No not bar mitzvah, Andy Goldfarb. For the non Jewish people reading, a bat mitzvah is like a bar mitzvah, except it is the girl’s rite of passage from girl to woman, reading the Torah then having a giant party for all their friends. And who better to lead us into the fraught high drama of a middle school party than America’s preeminent Jewish royalty, the Sandler family.
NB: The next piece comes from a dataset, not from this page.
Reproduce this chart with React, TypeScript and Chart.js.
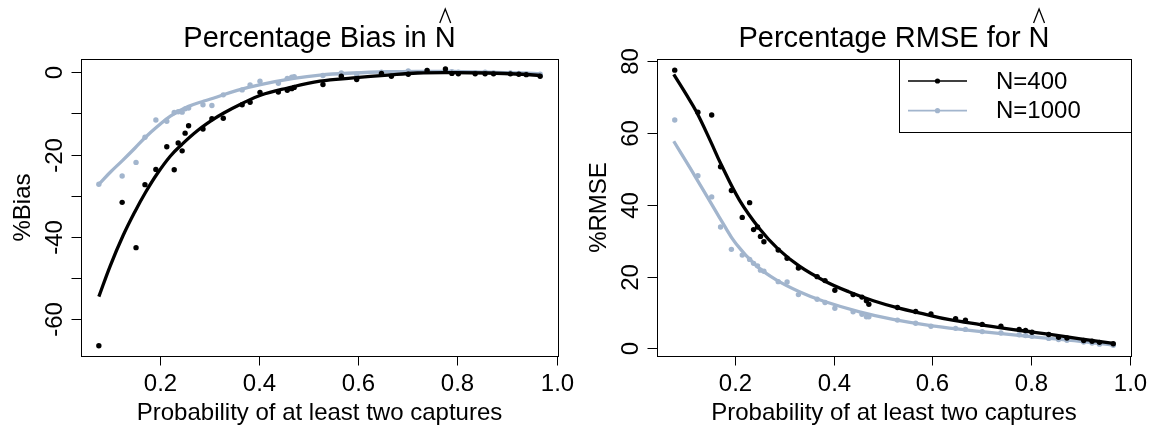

Adam Sandler happily splits the Netflix money with his whole family instead of his friends this time. He plays Danny Friedman, father and very much the 2nd fiddle to his 13 year old daughter Stacy (Sunny Sandler), the star of this film. Stacy’s bat mitzvah is coming up this year, as well as the bat mitzvah for her bff Lydia (Samantha Lorraine). Both have been planning for their big days together, working on the party planning well before the schoolyear even starts. But for 13 year olds, that’s a minefield of problems to deal with, including invites from the popular kids in school, and maybe most importantly, superhunk of junior high Andy Goldfarb (Dylan Hoffman), the crush of every girl in junior high, especially Stacy.
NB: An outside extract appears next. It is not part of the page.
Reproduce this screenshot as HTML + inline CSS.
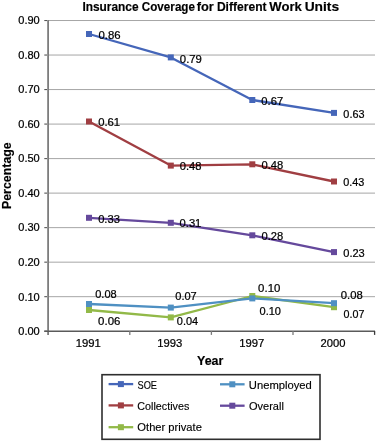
<!DOCTYPE html>
<html><head><meta charset="utf-8"><title>Insurance Coverage for Different Work Units</title>
<style>
html,body{margin:0;padding:0;background:#fff;}
svg{display:block;will-change:transform;}
.l{font-family:"Liberation Sans", sans-serif;font-size:10.7px;fill:#000;stroke:#000;stroke-width:0.22px;}
.g{font-family:"Liberation Sans", sans-serif;font-size:10.5px;fill:#000;stroke:#000;stroke-width:0.14px;}
.b{font-family:"Liberation Sans", sans-serif;font-size:12.2px;font-weight:bold;fill:#000;stroke:#000;stroke-width:0.15px;}
</style></head><body>
<svg width="376" height="441" viewBox="0 0 376 441">
<rect x="0" y="0" width="376" height="441" fill="#fff"/>
<line x1="48" y1="296.68" x2="375" y2="296.68" stroke="#a6a6a6" stroke-width="1"/>
<line x1="48" y1="262.16" x2="375" y2="262.16" stroke="#a6a6a6" stroke-width="1"/>
<line x1="48" y1="227.64" x2="375" y2="227.64" stroke="#a6a6a6" stroke-width="1"/>
<line x1="48" y1="193.12" x2="375" y2="193.12" stroke="#a6a6a6" stroke-width="1"/>
<line x1="48" y1="158.60" x2="375" y2="158.60" stroke="#a6a6a6" stroke-width="1"/>
<line x1="48" y1="124.08" x2="375" y2="124.08" stroke="#a6a6a6" stroke-width="1"/>
<line x1="48" y1="89.56" x2="375" y2="89.56" stroke="#a6a6a6" stroke-width="1"/>
<line x1="48" y1="55.04" x2="375" y2="55.04" stroke="#a6a6a6" stroke-width="1"/>
<line x1="48" y1="20.52" x2="375" y2="20.52" stroke="#a6a6a6" stroke-width="1"/>
<line x1="44.3" y1="331.20" x2="48" y2="331.20" stroke="#555" stroke-width="1.1"/>
<text x="18.26" y="335.03" class="l" textLength="21.47" lengthAdjust="spacingAndGlyphs">0.00</text>
<line x1="44.3" y1="296.68" x2="48" y2="296.68" stroke="#555" stroke-width="1.1"/>
<text x="18.26" y="300.51" class="l" textLength="21.47" lengthAdjust="spacingAndGlyphs">0.10</text>
<line x1="44.3" y1="262.16" x2="48" y2="262.16" stroke="#555" stroke-width="1.1"/>
<text x="18.26" y="265.99" class="l" textLength="21.47" lengthAdjust="spacingAndGlyphs">0.20</text>
<line x1="44.3" y1="227.64" x2="48" y2="227.64" stroke="#555" stroke-width="1.1"/>
<text x="18.26" y="231.47" class="l" textLength="21.47" lengthAdjust="spacingAndGlyphs">0.30</text>
<line x1="44.3" y1="193.12" x2="48" y2="193.12" stroke="#555" stroke-width="1.1"/>
<text x="18.26" y="196.95" class="l" textLength="21.47" lengthAdjust="spacingAndGlyphs">0.40</text>
<line x1="44.3" y1="158.60" x2="48" y2="158.60" stroke="#555" stroke-width="1.1"/>
<text x="18.26" y="162.43" class="l" textLength="21.47" lengthAdjust="spacingAndGlyphs">0.50</text>
<line x1="44.3" y1="124.08" x2="48" y2="124.08" stroke="#555" stroke-width="1.1"/>
<text x="18.26" y="127.91" class="l" textLength="21.47" lengthAdjust="spacingAndGlyphs">0.60</text>
<line x1="44.3" y1="89.56" x2="48" y2="89.56" stroke="#555" stroke-width="1.1"/>
<text x="18.26" y="93.39" class="l" textLength="21.47" lengthAdjust="spacingAndGlyphs">0.70</text>
<line x1="44.3" y1="55.04" x2="48" y2="55.04" stroke="#555" stroke-width="1.1"/>
<text x="18.26" y="58.87" class="l" textLength="21.47" lengthAdjust="spacingAndGlyphs">0.80</text>
<line x1="44.3" y1="20.52" x2="48" y2="20.52" stroke="#555" stroke-width="1.1"/>
<text x="18.26" y="24.35" class="l" textLength="21.47" lengthAdjust="spacingAndGlyphs">0.90</text>
<rect x="47" y="20" width="1" height="315" fill="#969696"/>
<rect x="48" y="20" width="1" height="315" fill="#7d7d7d"/>
<line x1="44.3" y1="331.25" x2="375" y2="331.25" stroke="#5a5a5a" stroke-width="1.5"/>
<line x1="129.80" y1="331" x2="129.80" y2="334.9" stroke="#7a7a7a" stroke-width="1.3"/>
<line x1="211.40" y1="331" x2="211.40" y2="334.9" stroke="#7a7a7a" stroke-width="1.3"/>
<line x1="293.00" y1="331" x2="293.00" y2="334.9" stroke="#7a7a7a" stroke-width="1.3"/>
<line x1="374.60" y1="331" x2="374.60" y2="334.9" stroke="#3a3a3a" stroke-width="1.3"/>
<text x="75.75" y="347.06" class="l" textLength="25.11" lengthAdjust="spacingAndGlyphs">1991</text>
<text x="157.16" y="347.06" class="l" textLength="25.05" lengthAdjust="spacingAndGlyphs">1993</text>
<text x="239.25" y="347.06" class="l" textLength="25.14" lengthAdjust="spacingAndGlyphs">1997</text>
<text x="320.64" y="347.06" class="l" textLength="24.90" lengthAdjust="spacingAndGlyphs">2000</text>
<polyline points="89.00,310.00 170.80,317.40 252.30,296.00 334.00,307.20" fill="none" stroke="#92B948" stroke-width="2.3" stroke-linejoin="round"/>
<rect x="86.00" y="307.00" width="6" height="6" fill="#92B948"/>
<rect x="167.80" y="314.40" width="6" height="6" fill="#92B948"/>
<rect x="249.30" y="293.00" width="6" height="6" fill="#92B948"/>
<rect x="331.00" y="304.20" width="6" height="6" fill="#92B948"/>
<polyline points="89.00,304.00 170.80,307.60 252.30,298.40 334.00,303.20" fill="none" stroke="#4F90C2" stroke-width="2.3" stroke-linejoin="round"/>
<rect x="86.00" y="301.00" width="6" height="6" fill="#4F90C2"/>
<rect x="167.80" y="304.60" width="6" height="6" fill="#4F90C2"/>
<rect x="249.30" y="295.40" width="6" height="6" fill="#4F90C2"/>
<rect x="331.00" y="300.20" width="6" height="6" fill="#4F90C2"/>
<polyline points="89.00,217.80 170.80,222.80 252.30,235.30 334.00,252.10" fill="none" stroke="#65499C" stroke-width="2.3" stroke-linejoin="round"/>
<rect x="86.00" y="214.80" width="6" height="6" fill="#65499C"/>
<rect x="167.80" y="219.80" width="6" height="6" fill="#65499C"/>
<rect x="249.30" y="232.30" width="6" height="6" fill="#65499C"/>
<rect x="331.00" y="249.10" width="6" height="6" fill="#65499C"/>
<polyline points="89.00,121.50 170.80,165.60 252.30,164.30 334.00,181.50" fill="none" stroke="#A03E42" stroke-width="2.3" stroke-linejoin="round"/>
<rect x="86.00" y="118.50" width="6" height="6" fill="#A03E42"/>
<rect x="167.80" y="162.60" width="6" height="6" fill="#A03E42"/>
<rect x="249.30" y="161.30" width="6" height="6" fill="#A03E42"/>
<rect x="331.00" y="178.50" width="6" height="6" fill="#A03E42"/>
<polyline points="89.00,34.00 170.80,57.40 252.30,100.00 334.00,112.90" fill="none" stroke="#4566B9" stroke-width="2.3" stroke-linejoin="round"/>
<rect x="86.00" y="31.00" width="6" height="6" fill="#4566B9"/>
<rect x="167.80" y="54.40" width="6" height="6" fill="#4566B9"/>
<rect x="249.30" y="97.00" width="6" height="6" fill="#4566B9"/>
<rect x="331.00" y="109.90" width="6" height="6" fill="#4566B9"/>
<text x="98.14" y="324.86" class="l" textLength="22.26" lengthAdjust="spacingAndGlyphs">0.06</text>
<text x="176.86" y="324.56" class="l" textLength="21.36" lengthAdjust="spacingAndGlyphs">0.04</text>
<text x="259.56" y="314.96" class="l" textLength="21.47" lengthAdjust="spacingAndGlyphs">0.10</text>
<text x="343.57" y="317.56" class="l" textLength="20.88" lengthAdjust="spacingAndGlyphs">0.07</text>
<text x="95.26" y="297.66" class="l" textLength="21.42" lengthAdjust="spacingAndGlyphs">0.08</text>
<text x="175.26" y="299.96" class="l" textLength="21.51" lengthAdjust="spacingAndGlyphs">0.07</text>
<text x="258.14" y="291.66" class="l" textLength="22.20" lengthAdjust="spacingAndGlyphs">0.10</text>
<text x="340.85" y="298.56" class="l" textLength="21.95" lengthAdjust="spacingAndGlyphs">0.08</text>
<text x="98.15" y="222.66" class="l" textLength="21.74" lengthAdjust="spacingAndGlyphs">0.33</text>
<text x="179.55" y="226.66" class="l" textLength="21.80" lengthAdjust="spacingAndGlyphs">0.31</text>
<text x="261.55" y="239.86" class="l" textLength="21.74" lengthAdjust="spacingAndGlyphs">0.28</text>
<text x="343.26" y="256.96" class="l" textLength="21.53" lengthAdjust="spacingAndGlyphs">0.23</text>
<text x="98.15" y="126.26" class="l" textLength="22.00" lengthAdjust="spacingAndGlyphs">0.61</text>
<text x="179.75" y="169.96" class="l" textLength="21.74" lengthAdjust="spacingAndGlyphs">0.48</text>
<text x="261.55" y="169.26" class="l" textLength="21.74" lengthAdjust="spacingAndGlyphs">0.48</text>
<text x="343.27" y="186.26" class="l" textLength="21.11" lengthAdjust="spacingAndGlyphs">0.43</text>
<text x="98.54" y="38.86" class="l" textLength="22.15" lengthAdjust="spacingAndGlyphs">0.86</text>
<text x="179.85" y="62.56" class="l" textLength="22.08" lengthAdjust="spacingAndGlyphs">0.79</text>
<text x="261.35" y="105.06" class="l" textLength="21.82" lengthAdjust="spacingAndGlyphs">0.67</text>
<text x="343.37" y="117.76" class="l" textLength="21.11" lengthAdjust="spacingAndGlyphs">0.63</text>
<text x="82.40" y="10.90" class="b" textLength="56.21" lengthAdjust="spacingAndGlyphs">Insurance</text>
<text x="141.83" y="10.90" class="b" textLength="53.15" lengthAdjust="spacingAndGlyphs">Coverage</text>
<text x="196.78" y="10.90" class="b" textLength="17.09" lengthAdjust="spacingAndGlyphs">for</text>
<text x="216.88" y="10.90" class="b" textLength="49.68" lengthAdjust="spacingAndGlyphs">Different</text>
<text x="269.27" y="10.90" class="b" textLength="32.53" lengthAdjust="spacingAndGlyphs">Work</text>
<text x="304.67" y="10.90" class="b" textLength="34.48" lengthAdjust="spacingAndGlyphs">Units</text>
<text x="197.08" y="364.50" class="b" textLength="26.28" lengthAdjust="spacingAndGlyphs" style="font-size:12.4px">Year</text>
<text transform="translate(10.5,209.04) rotate(-90)" class="b" style="font-size:12.4px" textLength="66.76" lengthAdjust="spacingAndGlyphs">Percentage</text>
<rect x="102" y="374.7" width="218" height="64.6" fill="none" stroke="#2e2e2e" stroke-width="1.6"/>
<line x1="108.60" y1="384.10" x2="133.20" y2="384.10" stroke="#4566B9" stroke-width="2.3"/>
<rect x="117.90" y="381.10" width="6" height="6" fill="#4566B9"/>
<text x="137.48" y="388.50" class="g" textLength="19.50" lengthAdjust="spacingAndGlyphs">SOE</text>
<line x1="108.60" y1="405.40" x2="133.20" y2="405.40" stroke="#A03E42" stroke-width="2.3"/>
<rect x="117.90" y="402.40" width="6" height="6" fill="#A03E42"/>
<text x="137.36" y="409.70" class="g" textLength="51.91" lengthAdjust="spacingAndGlyphs">Collectives</text>
<line x1="108.60" y1="427.20" x2="133.20" y2="427.20" stroke="#92B948" stroke-width="2.3"/>
<rect x="117.90" y="424.20" width="6" height="6" fill="#92B948"/>
<text x="137.37" y="431.00" class="g" textLength="64.51" lengthAdjust="spacingAndGlyphs">Other private</text>
<line x1="220.00" y1="384.30" x2="244.60" y2="384.30" stroke="#4F90C2" stroke-width="2.3"/>
<rect x="229.30" y="381.30" width="6" height="6" fill="#4F90C2"/>
<text x="248.83" y="388.50" class="g" textLength="62.99" lengthAdjust="spacingAndGlyphs">Unemployed</text>
<line x1="220.00" y1="405.70" x2="244.60" y2="405.70" stroke="#65499C" stroke-width="2.3"/>
<rect x="229.30" y="402.70" width="6" height="6" fill="#65499C"/>
<text x="248.98" y="409.90" class="g" textLength="34.87" lengthAdjust="spacingAndGlyphs">Overall</text>
</svg>
</body></html>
You’re So Not Invited continues the excellent, modern string of stories of junior high kids. Unlike the much more somber Close and Eighth Grade, My Bat Mitzvah has some of the horrors of those films, but opts for a lighter, Are You There God? It’s Me Margaret touch complete with talks with God. The awkward scenes play less like a horror movie and more a part of a stand up’s story, like making out inside of temple or a courageous jump off a cliff punchlined by heavy flow tampons. The movie’s at its best with its cultural specificity jokes – it is about rich girls’ Bat Mitzvahs after all. Each new bat mitzvah brings us new older family members to talk to, or great running jokes like Stacy’s older sister Ronnie (Sadie Sandler) in a will they won’t they with older brothers at the party. Sarah Sherman is the latest SNL cast member to help Sandler out, hilariously playing a new age rabbi ready to kick it with the kids and show off her rizz/bars. Maybe best though, other than the incredibly named DJ Schmuley, is Adam Sandler plays it straight until he gets into a shouting match with his real life & fictional daughter, throwing Jewish haymakers at each other for the comedic highlight of the movie.
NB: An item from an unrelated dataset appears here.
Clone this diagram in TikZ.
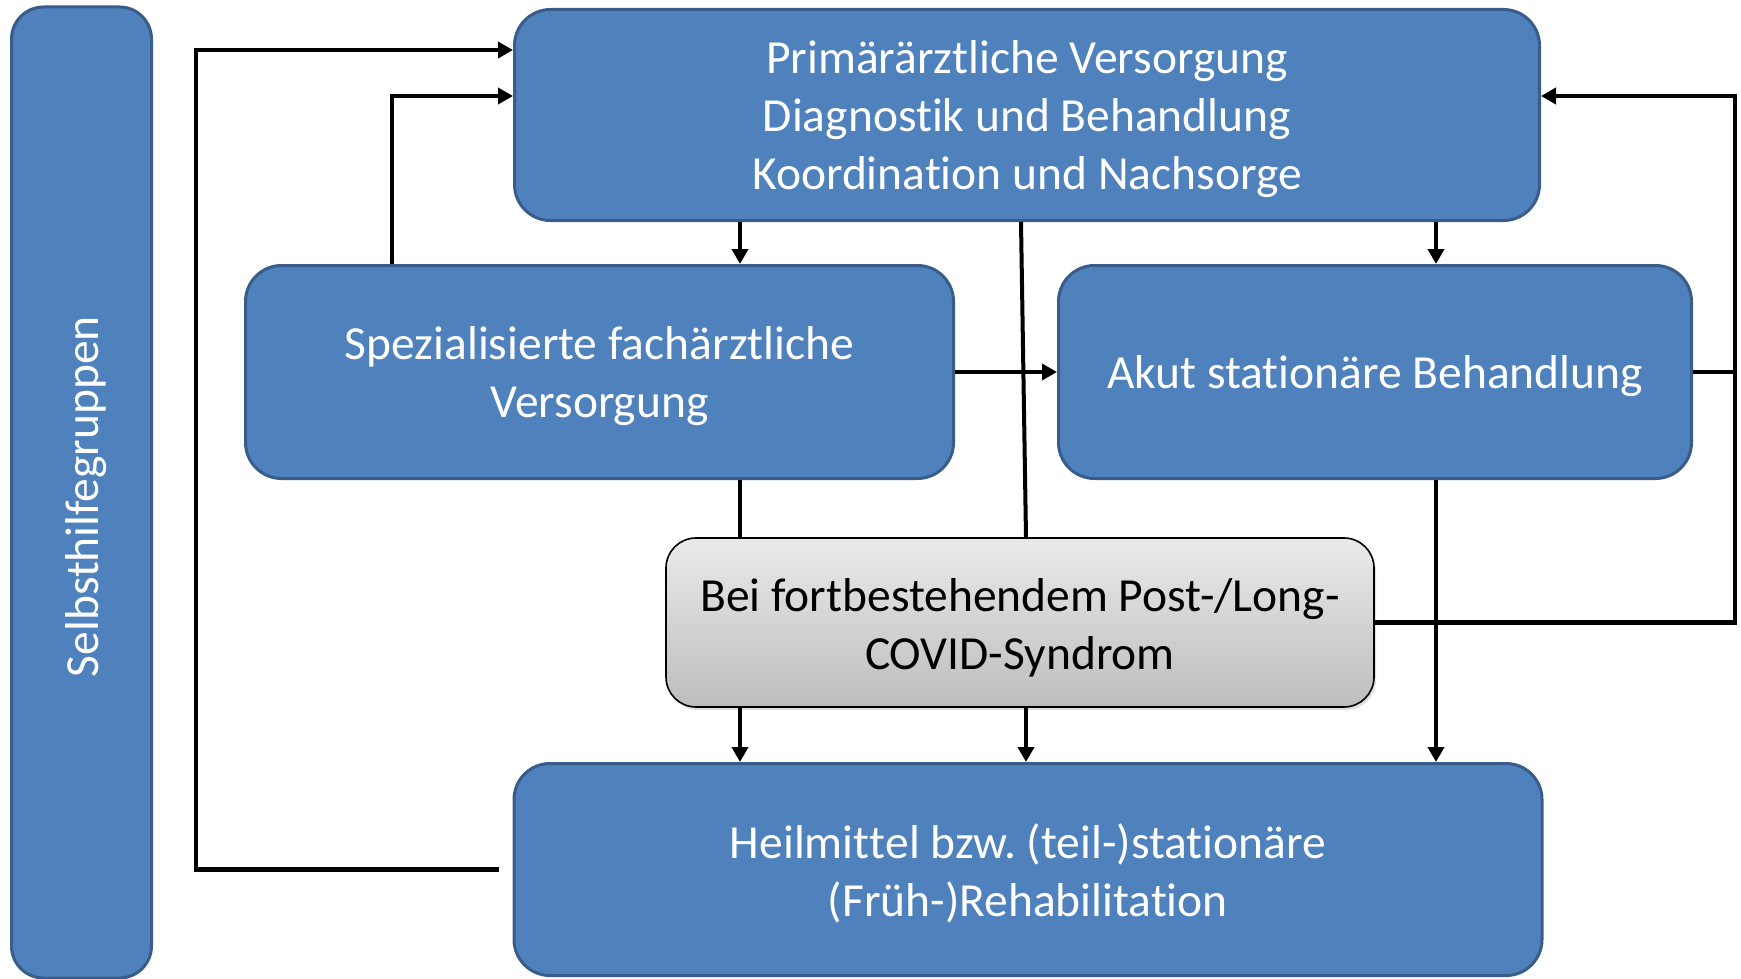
\documentclass[tikz,border=0pt]{standalone}
\usepackage{fontspec}
\setmainfont{Carlito}[Ligatures={NoCommon,NoRare,NoContextual}]
\usetikzlibrary{arrows.meta,shadows}
\definecolor{boxblue}{HTML}{4F81BD}
\definecolor{boxedge}{HTML}{385D8A}
\definecolor{graytop}{HTML}{EAEAEA}
\definecolor{graybot}{HTML}{BDBDBD}
\newcommand{\nl}{\kern0pt }
\frenchspacing
\tikzset{
  txt/.style={align=center, inner sep=0pt, font=\fontsize{47.5}{58}\selectfont},
  whitetxt/.style={txt, text=white},
  blacktxt/.style={txt, text=black},
  bluebox/.style={draw=boxedge, line width=3pt, fill=boxblue, rounded corners=36pt, inner sep=0pt},
  graybox/.style={draw=black, line width=1.6pt, top color=graytop, bottom color=graybot,
    rounded corners=30pt, inner sep=0pt,
    drop shadow={opacity=0.25, shadow xshift=2pt, shadow yshift=-3pt}},
  conn/.style={draw=black, line width=4.4pt},
  arr/.style={conn, -{Triangle[length=15pt,width=16pt]}}
}
\begin{document}
\begin{tikzpicture}[x=1pt,y=-1pt]
\useasboundingbox (0,0) rectangle (1741,979);
% boxes
\node[bluebox, minimum width=140pt, minimum height=971pt, rounded corners=32pt] (selbst) at (81.5,492.5) {};
\node[bluebox, minimum width=1025pt, minimum height=211pt] (prim) at (1027,115) {};
\node[bluebox, minimum width=708pt, minimum height=213pt] (spez) at (599.5,372) {};
\node[bluebox, minimum width=633pt, minimum height=213pt] (akut) at (1375,372) {};
\node[graybox, minimum width=708pt, minimum height=169pt] (bei) at (1020,622.5) {};
\node[bluebox, minimum width=1028pt, minimum height=212pt] (heil) at (1028,869.5) {};
% texts
\node[whitetxt, rotate=90] (selbsttxt) at ([xshift=5pt,yshift=-4pt]selbst.center) {Selbsthilfegruppen};
\node[whitetxt] (primtxt) at ([yshift=-4.5pt]prim.center)
  {Primärärztliche Versorgung\\Diagnost\nl ik und Behandlung\\Koordinat\nl ion und Nachsorge};
\node[whitetxt] (speztxt) at ([yshift=-4.5pt]spez.center) {Spezialisierte fachärzt\nl liche\\Versorgung};
\node[whitetxt] (akuttxt) at ([yshift=-4pt]akut.center) {Akut stat\nl ionäre Behandlung};
\node[blacktxt] (beitxt) at ([yshift=-5pt]bei.center) {Bei fortbestehendem Post-/Long-\\COVID-Syndrom};
\node[whitetxt] (heiltxt) at ([yshift=-4pt]heil.center) {Heilmit\nl t\nl el bzw. (teil-)stat\nl ionäre\\(Früh-)Rehabilitat\nl ion};
% helper coordinates
\coordinate (lx) at (196,0);
\coordinate (sx) at (392,0);
\coordinate (c1) at (740,0);
\coordinate (c2a) at (1021,0);
\coordinate (c2b) at (1026,0);
\coordinate (c3) at (1436,0);
\coordinate (rx) at (1735,0);
\coordinate (hl) at ([xshift=-14pt]heil.west);
\coordinate (pin1) at ([yshift=-42pt]prim.north west);
\coordinate (pin2) at ([yshift=-88pt]prim.north west);
% connectors
\draw[arr] (hl) -- (hl -| lx) |- (pin1);
\draw[arr] (spez.north -| sx) |- (pin2);
\draw[arr] (prim.south -| c1) -- (spez.north -| c1);
\draw[arr] (prim.south -| c3) -- (akut.north -| c3);
\draw[conn, line width=4pt] (prim.south -| c2a) -- (bei.north -| c2b);
\draw[arr] (spez.east) -- (akut.west);
\draw[conn] (spez.south -| c1) -- (bei.north -| c1);
\draw[arr] (bei.south -| c1) -- (heil.north -| c1);
\draw[arr] (bei.south -| c2b) -- (heil.north -| c2b);
\draw[arr] (akut.south -| c3) -- (heil.north -| c3);
\draw[arr] (bei.east) -- (bei.east -| rx) |- (prim.east |- pin2);
\draw[conn] (akut.east) -- (akut.east -| rx);
\end{tikzpicture}
\end{document}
The title though is the thing that keeps the movie grounded, and exciting. I don’t know if this is Adam Sandler’s sick joke, but he portrays his daughter like an insufferable self absorbed brat. Never underestimate the power of a vengeful hurt teenager. The movie’s pretty smart about how simple misunderstandings can really do harm, especially when you’re 13. By no fault of her own, Lydia ends up in the crosshairs of Stacy, convinced there’s something nefarious afoot. Games of telephone and petty grievances build, causing real harm to what seemed like a rock solid friendship. Despite the generally light tone, the fraying relationship between Stacy and Lydia is taken seriously by the movie, and hurts more and more as the one upmanship by the former friends grows more and more brazen and hurtful. You’re So Not Invited to My Bat Mitzvah reminds me how lucky I was to be a boy during these years, as the movie shows the thin emotional ice 8th grade girls perpetually live in during those wild early teen years.
I do hope we see more of the Sandler clan. Sunny and Sadie Sandler are a lot of fun, inheriting their dad’s charm and self-deprecating sense of humor. I hope Netflix has enough stored away, that’s a lot of Sandlers to pay now. Unrelated, but weird move here Adam, casting your real wife as the mother of Lydia while your movie wife is Idina Menzel. What’s that about?